Delhi Inc: Splits are showing
The Bhai Mohan Singh family feud is the latest episode in the ongoing saga of feuding Delhi-based business families.india Updated: Jul 09, 2006 02:23 IST
The Bhai Mohan Singh family feud is the latest episode in the ongoing saga of feuding Delhi-based business families.
The slug fest between Bhai Mohan Singh’s younger son Analjit, who heads the Max group, and his elder brother Parvinder’s widow Nimmi and sons Shivinder and Malvinder has an all too familiar ring: business families that fall apart after the death of the founder patriarch.
Delhi’s corporate history keeps repeating itself with stories of fissures and divisions in business families. In some cases, the division is amicable; in others, there are lengthy court battles. Some splits actually help the company become bigger and better as management becomes stronger. But in many cases, the business dwindles. Either way, “it certainly affects the fortunes of the company,” says Bakul Dholakia, director, IIM, Ahmedabad.
One corporate lesson has been learnt — the fact that forward planning doesn’t always help. Bhai Mohan Singh, for instance, had finalised a settlement distributing his companies and family wealth among his three sons — the late Parvinder Singh, Manjit Singh and Analjit Singh — while he was still alive.
Ranbaxy was given to Parvinder Singh (along with the 1 Southend Lane property where his sons and their families live), and he turned Ranbaxy into a pharma multinational.
Manjit Singh, meanwhile, got Montari Industries and a number of sprawling bunglows in Lutyen’s Delhi. However, he had to sell off some assets to repay his debts, and the company was closed down.
Analjit Singh got Max India and some real estate and cash. Subsequently, he diversified into telecom, insurance and healthcare. Everything seemed settled. But on the death of Bhai Mohan Singh on March 27 this year, it was revealed that Analjit Singh was to be the sole heir of his remaining property (which includes some Ranbaxy shares, and the Delhi Guest House).
DCM: The irony about the state of DCM is that many of today’s big industrialists have either worked with or been associated with the company at some point in their careers. The HCL group’s Shiv Nadar, for instance, began his career with DCM Data System. Today, his group has a combined market cap of Rs 20,000 crore and gross revenues of over Rs 12,000 crore. As for DCM? The split empire has revenues of around Rs 7,000 crore.
The DCM group was split among Shri Ram’s three sons: Murli Dhar, Bharat Ram and Charat Ram. Murli Dhar’s portion was split between his two sons
Bansi Dhar (who got DCM Sriram Industries, now being managed by his three sons) and Sri Dhar (who got DCM Sriram Consolidated, that is now managed by his two sons).

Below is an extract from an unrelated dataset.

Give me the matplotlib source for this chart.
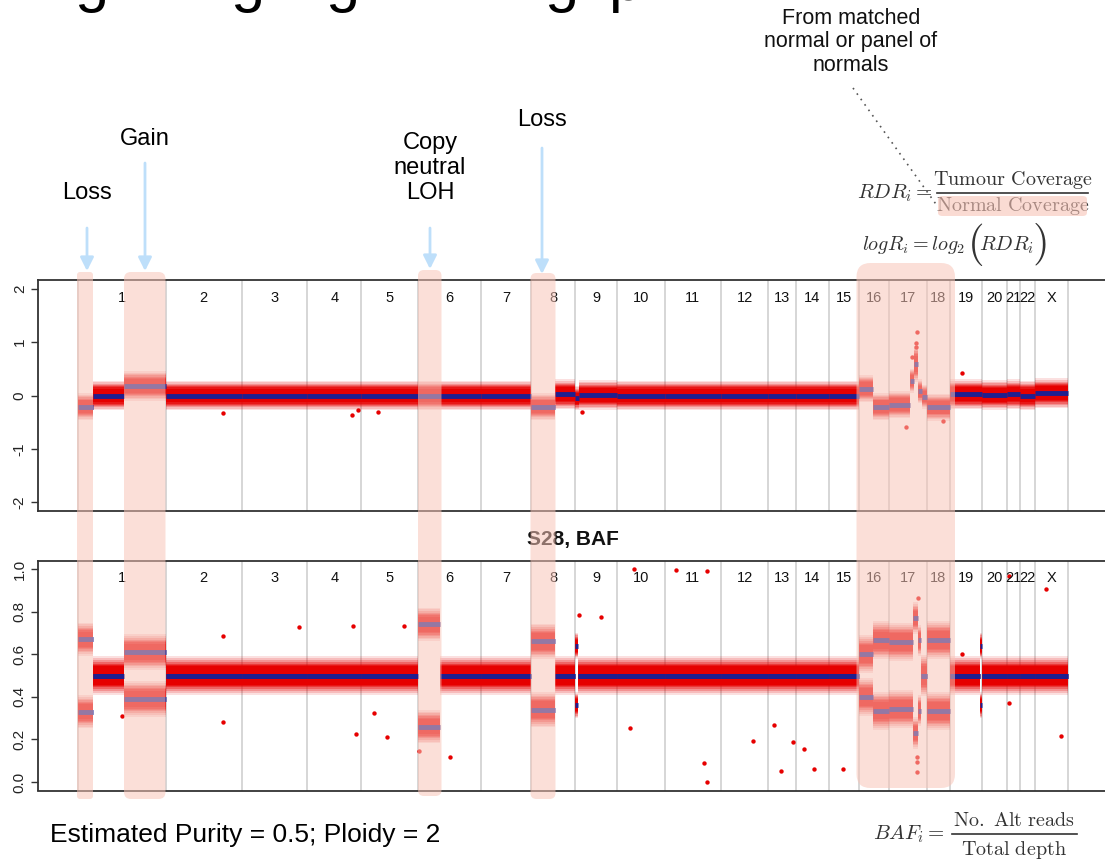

Bharat Ram got the flagship DCM Ltd and SRF. This was divided among his three sons Vinay Bharat Ram, Arun Bharat Ram and Vivek Bharat Ram. While Vinay got control of DCM and the IT business, Arun got SRF (the largest company in the group with a turnover of Rs 1,500 crore), and Vivek took over DCM Benetton, DCM Finance and the education business under the banner New Horizons.
Charat Ram’s fortune was also divided between his sons Shidharth and Deepak. Shidharth Sriram is managing SIEL and Mavana Sugar while Deepak controls Sriram Piston.

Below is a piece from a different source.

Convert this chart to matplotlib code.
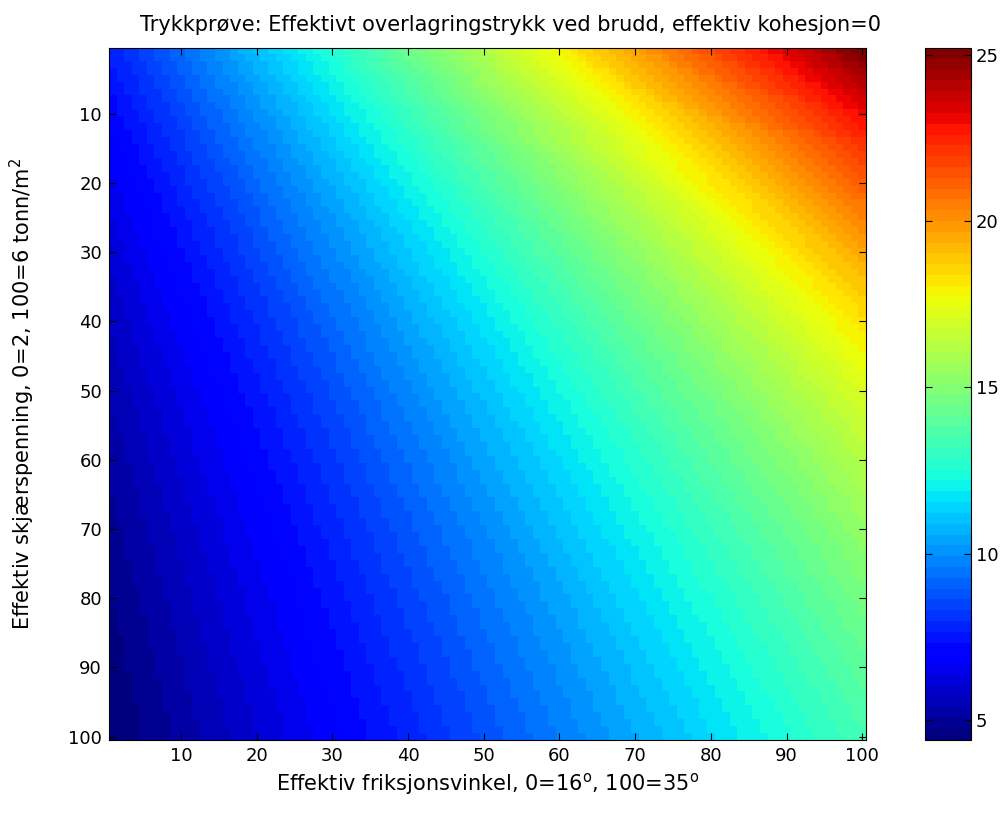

ESCORTS: The going at the Escorts group was good as long as HP Nanda was running the show. The group had joint venture (JV) partners like Hughes Software, JCB, Goetze, Yamaha Motors etc. There was also Escorts Hospitals as a trust. HP Nanda’s sons, Rajan and Anil, went their separate ways with Anil getting Goetze, and Rajan getting Escorts. Rajan decided to divest the hospital business and converted the trust into a company. Anil also decided to divest his holding from Goetze and is now he running a real estate company.
MODIS: The Modi group is another case in point. The Modis, nine of them when they split in 1989, could never pick up the pieces of a dismantled empire that had interests ranging from chemicals to sponge iron. There was even had a town named after them. After the death of patriarch Gujar Mal Modi, his brother KN Modi took over, and soon there was tension between him and his nephews. GM Modi’s five sons and their uncle’s sons had a bitter split in 1989 — because, as one of the Modis had put it then, “there was no unanimity in terms of business decisions and investment plans”.
The family has further expanded. One of GM Modi’s sons, KK Modi, who controls Godfrey Phillips, has two sons Samir and Lalit looking after Modi Entertainment and Modicare respectively. And barring a few exceptions, most of the Modi group companies are nowhere close to being India top companies. Modi Rubbers, one of the leading tyre manufacturers in India and the flagship company of the undivided Modi family, is closed today.
In the cases of Raunaq Singh (of Apollo Tyres) and the Thapars, the next generation took over the reins of the groups and took them up the value chain. In fact, with the Thapars it was an amicable split where LM Thapar gave the control of the flagship company his nephew Gautam Thapar. In their case, it was all’s well that ends well.